Social Audit Exposes Safety Failures in Sewer Cleaning Deaths

  • 23 Jul 2025

On 22nd July 2025, the Union Government presented findings from a social audit in Parliament revealing that over 90% of sanitation workers who died during sewer or septic tank cleaning lacked basic safety gear or PPE kits.

Key Points:

  • Audit Scope: The Ministry of Social Justice commissioned the audit in September 2023 to examine 54 worker deaths across 17 districts in 8 States/UTs during 2022–2023.
  • Lack of Safety Gear: In 49 cases, workers had no equipment; in only one case were both gloves and gumboots used.
  • No Mechanisation or Training: 47 of 54 cases had no access to machines or safety gear; only one case had proper training.
  • Equipment Unreadiness: In 45 deaths, agencies had no preparedness for emergency or safe sewer cleaning operations.
  • Consent and Awareness: In 27 cases, no informed consent was taken; in 18, consent was uninformed.
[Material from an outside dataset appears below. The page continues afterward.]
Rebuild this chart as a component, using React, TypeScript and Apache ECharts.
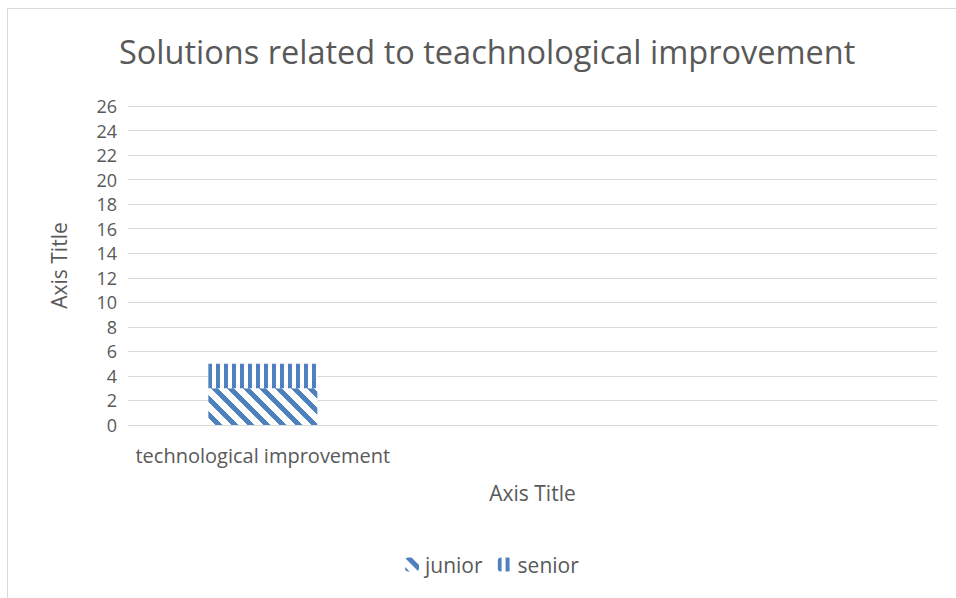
import React, { useEffect, useRef } from "react";
import * as echarts from "echarts";

const titleText = "Solutions related to teachnological improvement";
const categories = ["technological improvement", "", ""];
const juniorValues: (number | null)[] = [3, null, null];
const seniorValues: (number | null)[] = [2, null, null];
const seriesNames = ["junior", "senior"];

const BLUE = "#4f81bd";
const FONT = "'Open Sans', sans-serif";

function makePattern(kind: "diag" | "vert") {
  const c = document.createElement("canvas");
  const size = kind === "diag" ? 16 : 8;
  c.width = size;
  c.height = size;
  const ctx = c.getContext("2d")!;
  ctx.fillStyle = "#ffffff";
  ctx.fillRect(0, 0, size, size);
  ctx.fillStyle = BLUE;
  for (let y = 0; y < size; y++) {
    for (let x = 0; x < size; x++) {
      if (kind === "diag") {
        if ((((x - y) % size) + size) % size < 7) ctx.fillRect(x, y, 1, 1);
      } else {
        if (x % 8 < 4) ctx.fillRect(x, y, 1, 1);
      }
    }
  }
  return { image: c, repeat: "repeat" } as any;
}

export default function App() {
  const ref = useRef<HTMLDivElement>(null);
  useEffect(() => {
    if (!ref.current) return;
    const chart = echarts.init(ref.current, undefined, { renderer: "svg" });
    const diag = makePattern("diag");
    const vert = makePattern("vert");
    chart.setOption({
      animation: false,
      backgroundColor: "#ffffff",
      title: {
        text: titleText,
        left: 106,
        top: 21,
        textStyle: { fontFamily: FONT, fontSize: 32.5, fontWeight: "normal", color: "#595959" },
      },
      grid: { left: 120, right: 19, top: 97, bottom: 173, containLabel: false },
      legend: {
        bottom: 18,
        left: 392,
        itemWidth: 14,
        itemHeight: 14,
        itemGap: 15,
        textStyle: { fontFamily: FONT, fontSize: 21, color: "#595959", padding: [0, 0, 0, 1] },
        data: seriesNames,
      },
      xAxis: {
        type: "category",
        data: categories,
        name: "Axis Title",
        nameLocation: "middle",
        nameGap: 57,
        nameTextStyle: { fontFamily: FONT, fontSize: 21, color: "#595959" },
        axisLine: { show: true, lineStyle: { color: "#d9d9d9", width: 1 } },
        axisTick: { show: false },
        axisLabel: { fontFamily: FONT, fontSize: 20, color: "#595959", margin: 20, interval: 0 },
      },
      yAxis: {
        type: "value",
        min: 0,
        max: 26,
        interval: 2,
        name: "Axis Title",
        nameLocation: "middle",
        nameGap: 59,
        nameRotate: 90,
        nameTextStyle: { fontFamily: FONT, fontSize: 21, color: "#595959" },
        axisLine: { show: false },
        axisTick: { show: false },
        axisLabel: { fontFamily: FONT, fontSize: 18, color: "#595959", margin: 11 },
        splitLine: { lineStyle: { color: "#d9d9d9", width: 1 } },
      },
      series: [
        {
          name: seriesNames[0],
          type: "bar",
          stack: "total",
          barWidth: 109,
          data: juniorValues,
          itemStyle: { color: diag },
        },
        {
          name: seriesNames[1],
          type: "bar",
          stack: "total",
          barWidth: 109,
          data: seniorValues,
          itemStyle: { color: vert },
        },
      ],
    });
    return () => chart.dispose();
  }, []);
  return (
    <div
      style={{
        position: "fixed",
        left: 7,
        top: 8,
        width: 949,
        height: 590,
        borderLeft: "1px solid #d9d9d9",
        borderTop: "1px solid #d9d9d9",
        boxSizing: "border-box",
        background: "#fff",
      }}
    >
      <div ref={ref} style={{ width: 948, height: 589 }} />
    </div>
  );
}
Awareness drives were minimal and incomplete, conducted in just 7 cases.
  • Hiring Patterns: 38 workers were individually contracted, 5 were government employees, and 3 were with PSUs but hired by private agencies
  • Government Response: The NAMASTE scheme, launched in July 2023, targets hazardous sewer cleaning and aims to provide PPE kits, training, and capital subsidies.
  • Scheme Implementation: Of 84,902 workers identified across 36 States/UTs, only about half received safety kits. Odisha is the only state to ensure 100% coverage through its Garima scheme.
  • Additional Support: Rs.20 crore in capital subsidies given to 707 workers, ~1,000 workshops held, and 37,800 waste pickers identified for aid under NAMASTE.